= Irondale Ensemble Project =

Experimental theatre company

Irondale Ensemble is an experimental theatre company founded in New York City in 1983 by Jim Niesen, Terry Greiss and Barbara Mackenzie-Wood. Since then, they have produced more than forty-five major Off Broadway shows and mounted two international and three domestic tours. In October 2008 Irondale opened The Irondale Center to the public. A place for experimentation, thought provoking original works, reinterpretations of classic works, vital community events, and a home to ensemble works of all disciplines, the Center has hosted/presented over 100 events in the last two years including 5 pieces by the Ensemble itself. Brooklyn New York, the Irondale Ensemble Project descends from the ensemble movement in American theatre. This movement came out of the Great Depression and developed throughout the age of progressive politics during the 1960s.
Irondale Ensemble Project creates theatre that is a voice for social change and has performed in schools, prisons, shelters, and other community settings. Central to their work is the exploration of collaboration, creativity, pedagogy and the process of theatre-making through the long association of theatre artists working as an ensemble.
Irondale is a member of the Theatre Communications Group, the Network of Ensemble Theatres and ART New York. It is funded by the National Endowment for the Arts, the New York State Council on the Arts, and the New York City Department of Cultural Affairs.

==History==
The Irondale Ensemble Project was founded in 1983, by Jim Niesen, Terry Greiss and Barbara Mackenzie-Wood as an experimental/research theater to further investigate the performance and education techniques that they had developed at the Long Wharf Theatre in the late 1970s. It exists today as a company dedicated to the exploring the emerging themes in our society with a permanent ensemble of artists that has developed a distinctive body of work and practices.
In 2008, the company moved into the BAM Cultural District in the landmarked Fort Greene area of Brooklyn.

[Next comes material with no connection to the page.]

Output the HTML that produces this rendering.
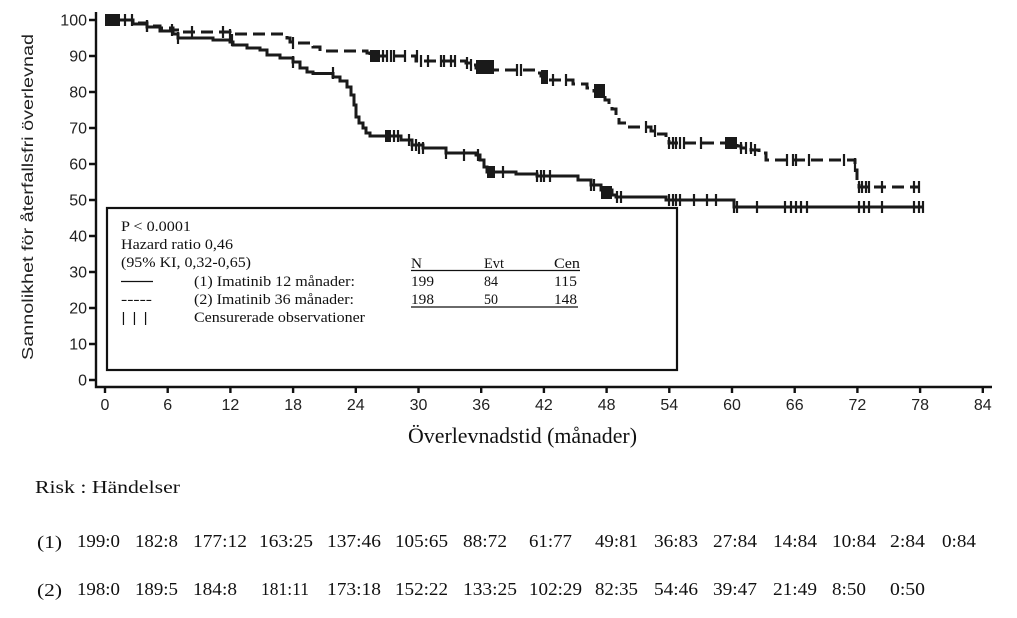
<!DOCTYPE html>
<html><head><meta charset="utf-8"><style>
html,body{margin:0;padding:0;background:#fff;}
svg{display:block;}
.ax{font-family:"Liberation Sans",Arial,sans-serif;font-size:16px;fill:#222;}
.sr{font-family:"Liberation Serif","Times New Roman",serif;fill:#111;}
</style></head><body>
<svg width="1017" height="618" viewBox="0 0 1017 618" xmlns="http://www.w3.org/2000/svg">
<rect width="1017" height="618" fill="#fff"/>
<!-- axes -->
<g stroke="#111" stroke-width="2.4" fill="none">
<path d="M96,12 V387 H992"/>
<path d="M89,20 H96 M89,56 H96 M89,92 H96 M89,128 H96 M89,164 H96 M89,200 H96 M89,236 H96 M89,272 H96 M89,308 H96 M89,344 H96 M89,380 H96"/>
<path d="M105,387 V393 M167.7,387 V393 M230.4,387 V393 M293.1,387 V393 M355.8,387 V393 M418.5,387 V393 M481.2,387 V393 M543.9,387 V393 M606.6,387 V393 M669.3,387 V393 M732,387 V393 M794.7,387 V393 M857.4,387 V393 M920.1,387 V393 M982.8,387 V393"/>
</g>
<g class="ax" text-anchor="end">
<text x="87" y="25.5">100</text><text x="87" y="61.5">90</text><text x="87" y="97.5">80</text><text x="87" y="133.5">70</text><text x="87" y="169.5">60</text><text x="87" y="205.5">50</text><text x="87" y="241.5">40</text><text x="87" y="277.5">30</text><text x="87" y="313.5">20</text><text x="87" y="349.5">10</text><text x="87" y="385.5">0</text>
</g>
<g class="ax" text-anchor="middle">
<text x="105" y="410">0</text><text x="167.7" y="410">6</text><text x="230.4" y="410">12</text><text x="293.1" y="410">18</text><text x="355.8" y="410">24</text><text x="418.5" y="410">30</text><text x="481.2" y="410">36</text><text x="543.9" y="410">42</text><text x="606.6" y="410">48</text><text x="669.3" y="410">54</text><text x="732" y="410">60</text><text x="794.7" y="410">66</text><text x="857.4" y="410">72</text><text x="920.1" y="410">78</text><text x="982.8" y="410">84</text>
</g>
<text class="ax" transform="translate(33,197) rotate(-90)" text-anchor="middle" font-size="18" textLength="326" lengthAdjust="spacingAndGlyphs">Sannolikhet för återfallsfri överlevnad</text>
<text class="sr" x="408" y="443" font-size="22" textLength="229" lengthAdjust="spacingAndGlyphs">Överlevnadstid (månader)</text>

<!-- curves -->
<g fill="none" stroke="#1a1a1a" stroke-width="3" stroke-linejoin="miter">
<path d="M105,20 H133 V24 H147 V27 H160 V31 H173 V34 H178 V38 H213 V40 H230 V42 H233 V45 H247 V48 H260 V50 H267 V55 H280 V58 H293 V62 H300 V68 H307 V72 H313 V73.5 H333 V77 H340 V81 H347 V87 H351 V95 H354 V105 H356 V117 H359 V123 H363 V128 H366 V133 H370 V136 H401 V140 H412 V145 H423 V148 H446 V153 H476 V155 H480 V160 H484 V167 H487 V172 H516 V174 H537 V176 H578 V180 H591 V185 H601 V190 H612 V195 H616 V197 H666 V200 H734 V207 H923"/>
<path stroke-dasharray="12,6" d="M105,20 H133 V23 H147 V26 H160 V28 H173 V30 H180 V32 H230 V34 H287 V38 H290 V42 H293 V43 H313 V47 H320 V51 H367 V53 H370 V56 H416 V61 H466 V63 H470 V65 H476 V68 H480 V70 H537 V73 H541 V76 H544 V80 H573 V84 H587 V88 H594 V91 H601 V96 H605 V100 H609 V104 H612 V109 H616 V117 H619 V123 H626 V127 H651 V131 H655 V134 H666 V138 H669 V143 H737 V146 H741 V148 H751 V150 H759 V153 H766 V160 H855 V170 H857 V180 H859 V187 H920"/>
</g>
<!-- censor blocks -->
<g fill="#1a1a1a">
<rect x="105" y="14" width="15" height="12"/>
<rect x="370" y="50" width="10" height="12"/>
<rect x="385" y="130" width="6" height="12"/>
<rect x="476" y="60" width="18" height="14"/>
<rect x="487" y="166" width="8" height="12"/>
<rect x="541" y="70" width="7" height="14"/>
<rect x="594" y="84" width="11" height="14"/>
<rect x="601" y="186" width="11" height="13"/>
<rect x="725" y="137" width="12" height="12"/>
</g>
<!-- censor ticks -->
<g stroke="#1a1a1a" stroke-width="2.2" fill="none">
<path d="M125,14 V26 M132,14 V26 M147,20 V32 M178,32 V44 M232,34 V46 M293,56 V68 M333,67 V79 M394,130 V142 M398,130 V142 M409,134 V146 M412,139 V151 M416,139 V151 M419,142 V154 M423,142 V154 M446,147 V159 M464,149 V161 M478,149 V161 M503,166 V178 M537,170 V182 M541,170 V182 M544,170 V182 M550,170 V182 M591,179 V191 M594,179 V191 M617,191 V203 M621,191 V203 M669,194 V206 M673,194 V206 M676,194 V206 M680,194 V206 M694,194 V206 M707,194 V206 M716,194 V206 M734,201 V213 M737,201 V213 M757,201 V213 M785,201 V213 M791,201 V213 M796,201 V213 M801,201 V213 M807,201 V213 M859,201 V213 M864,201 V213 M869,201 V213 M882,201 V213 M914,201 V213 M919,201 V213 M923,201 V213"/>
<path d="M147,20 V32 M172,24 V36 M192,26 V38 M223,26 V38 M230,29 V41 M293,37 V49 M383,50 V62 M387,50 V62 M391,50 V62 M394,50 V62 M405,50 V62 M417,50 V62 M421,55 V67 M428,55 V67 M441,55 V67 M444,55 V67 M451,55 V67 M455,55 V67 M467,57 V69 M471,59 V71 M517,64 V76 M521,64 V76 M553,74 V86 M566,74 V86 M646,121 V133 M655,125 V137 M669,137 V149 M673,137 V149 M676,137 V149 M680,137 V149 M684,137 V149 M701,137 V149 M741,142 V154 M746,142 V154 M751,142 V154 M755,144 V156 M787,154 V166 M793,154 V166 M796,154 V166 M809,154 V166 M844,154 V166 M855,158 V172 M859,181 V193 M862,181 V193 M866,181 V193 M869,181 V193 M882,181 V193 M914,181 V193 M919,181 V193"/>
</g>

<!-- legend box -->
<rect x="107" y="208" width="570" height="162" fill="#fff" stroke="#111" stroke-width="2.2"/>
<g class="sr" font-size="15">
<text x="121" y="231" textLength="70" lengthAdjust="spacingAndGlyphs">P &lt; 0.0001</text>
<text x="121" y="249" textLength="112" lengthAdjust="spacingAndGlyphs">Hazard ratio 0,46</text>
<text x="121" y="267" textLength="130" lengthAdjust="spacingAndGlyphs">(95% KI, 0,32-0,65)</text>
<text x="194" y="286" textLength="161" lengthAdjust="spacingAndGlyphs">(1) Imatinib 12 månader:</text>
<text x="194" y="304" textLength="160" lengthAdjust="spacingAndGlyphs">(2) Imatinib 36 månader:</text>
<text x="194" y="322" textLength="171" lengthAdjust="spacingAndGlyphs">Censurerade observationer</text>
<text x="121" y="304" textLength="31" lengthAdjust="spacingAndGlyphs">-----</text>
<text x="121" y="322" textLength="27" lengthAdjust="spacingAndGlyphs">|  |  |</text>
<text x="411" y="268" textLength="11" lengthAdjust="spacingAndGlyphs">N</text>
<text x="484" y="268" textLength="20" lengthAdjust="spacingAndGlyphs">Evt</text>
<text x="554" y="268" textLength="26" lengthAdjust="spacingAndGlyphs">Cen</text>
<text x="411" y="286" textLength="23" lengthAdjust="spacingAndGlyphs">199</text>
<text x="484" y="286" textLength="14" lengthAdjust="spacingAndGlyphs">84</text>
<text x="554" y="286" textLength="23" lengthAdjust="spacingAndGlyphs">115</text>
<text x="411" y="304" textLength="23" lengthAdjust="spacingAndGlyphs">198</text>
<text x="484" y="304" textLength="14" lengthAdjust="spacingAndGlyphs">50</text>
<text x="554" y="304" textLength="23" lengthAdjust="spacingAndGlyphs">148</text>
</g>
<g stroke="#111" stroke-width="1.2">
<path d="M121,281.5 H153"/>
<path d="M411,270.5 H580 M411,307 H578"/>
</g>

<!-- risk table -->
<text class="sr" x="35" y="493" font-size="18" textLength="145" lengthAdjust="spacingAndGlyphs">Risk : Händelser</text>
<g class="sr" font-size="17.5">
<text x="37" y="548" textLength="25" lengthAdjust="spacingAndGlyphs">(1)</text>
<text x="77" y="547" textLength="43" lengthAdjust="spacingAndGlyphs">199:0</text>
<text x="135" y="547" textLength="43" lengthAdjust="spacingAndGlyphs">182:8</text>
<text x="193" y="547" textLength="54" lengthAdjust="spacingAndGlyphs">177:12</text>
<text x="259" y="547" textLength="54" lengthAdjust="spacingAndGlyphs">163:25</text>
<text x="327" y="547" textLength="54" lengthAdjust="spacingAndGlyphs">137:46</text>
<text x="395" y="547" textLength="53" lengthAdjust="spacingAndGlyphs">105:65</text>
<text x="463" y="547" textLength="44" lengthAdjust="spacingAndGlyphs">88:72</text>
<text x="529" y="547" textLength="43" lengthAdjust="spacingAndGlyphs">61:77</text>
<text x="595" y="547" textLength="43" lengthAdjust="spacingAndGlyphs">49:81</text>
<text x="654" y="547" textLength="44" lengthAdjust="spacingAndGlyphs">36:83</text>
<text x="713" y="547" textLength="44" lengthAdjust="spacingAndGlyphs">27:84</text>
<text x="773" y="547" textLength="44" lengthAdjust="spacingAndGlyphs">14:84</text>
<text x="832" y="547" textLength="44" lengthAdjust="spacingAndGlyphs">10:84</text>
<text x="890" y="547" textLength="35" lengthAdjust="spacingAndGlyphs">2:84</text>
<text x="942" y="547" textLength="34" lengthAdjust="spacingAndGlyphs">0:84</text>

<text x="37" y="596" textLength="25" lengthAdjust="spacingAndGlyphs">(2)</text>
<text x="77" y="595" textLength="43" lengthAdjust="spacingAndGlyphs">198:0</text>
<text x="135" y="595" textLength="43" lengthAdjust="spacingAndGlyphs">189:5</text>
<text x="193" y="595" textLength="44" lengthAdjust="spacingAndGlyphs">184:8</text>
<text x="261" y="595" textLength="48" lengthAdjust="spacingAndGlyphs">181:11</text>
<text x="327" y="595" textLength="54" lengthAdjust="spacingAndGlyphs">173:18</text>
<text x="395" y="595" textLength="53" lengthAdjust="spacingAndGlyphs">152:22</text>
<text x="463" y="595" textLength="54" lengthAdjust="spacingAndGlyphs">133:25</text>
<text x="529" y="595" textLength="53" lengthAdjust="spacingAndGlyphs">102:29</text>
<text x="595" y="595" textLength="43" lengthAdjust="spacingAndGlyphs">82:35</text>
<text x="654" y="595" textLength="44" lengthAdjust="spacingAndGlyphs">54:46</text>
<text x="713" y="595" textLength="44" lengthAdjust="spacingAndGlyphs">39:47</text>
<text x="773" y="595" textLength="44" lengthAdjust="spacingAndGlyphs">21:49</text>
<text x="832" y="595" textLength="34" lengthAdjust="spacingAndGlyphs">8:50</text>
<text x="890" y="595" textLength="35" lengthAdjust="spacingAndGlyphs">0:50</text>
</g>
</svg>
</body></html>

Irondale is a founding member of the Network of Ensemble Theaters, a national consortium of artist-driven performance companies. Between 2000 and 2008, Irondale was the administrative “lead company” of the NET.

The majority of the company’s work follows two closely related performance styles: the presentation of established texts in unorthodox and often irreverent productions; and the creation of new theater works, often by combining original material with a classic and blending multiple styles of performance, music, dance, design, historical research text. The company has also created significant documentary theater works including “A People’s History of Fort Greene” and “911:Voices Unheard”. In addition to developing and performing its own theatrical pieces, Irondale has conducted extensive programs of educational and community engagement programs. The combination of daily rehearsal and performance work, in conjunction with the para-theatrical use of Irondale techniques as a means of educating and addressing social issues, has done much to shape the politics of Irondale as a company and to determine the nature and direction of its ongoing experiments. The fusion of art and education, to the extent that no separation exists between them, is a considered part of the company’s aesthetic and philosophy. The company’s audience is as diverse as its mission would demand, including students, seniors, a general theater-going public and a broad-based mix of social, educational, ethnic and gender backgrounds. Irondale’s model has been replicated. Irondale, New York has been replicated through the creation of a “sister” ensemble of Canadian theater artists based in Nova Scotia and three NYC based ensembles created by Irondale alumni. They have successfully adapted the model to reach other audiences and accommodate new artistic voices.

==Background and Activities==

Founded in 1983, the Irondale Ensemble is one of the companies of this kind in the United States.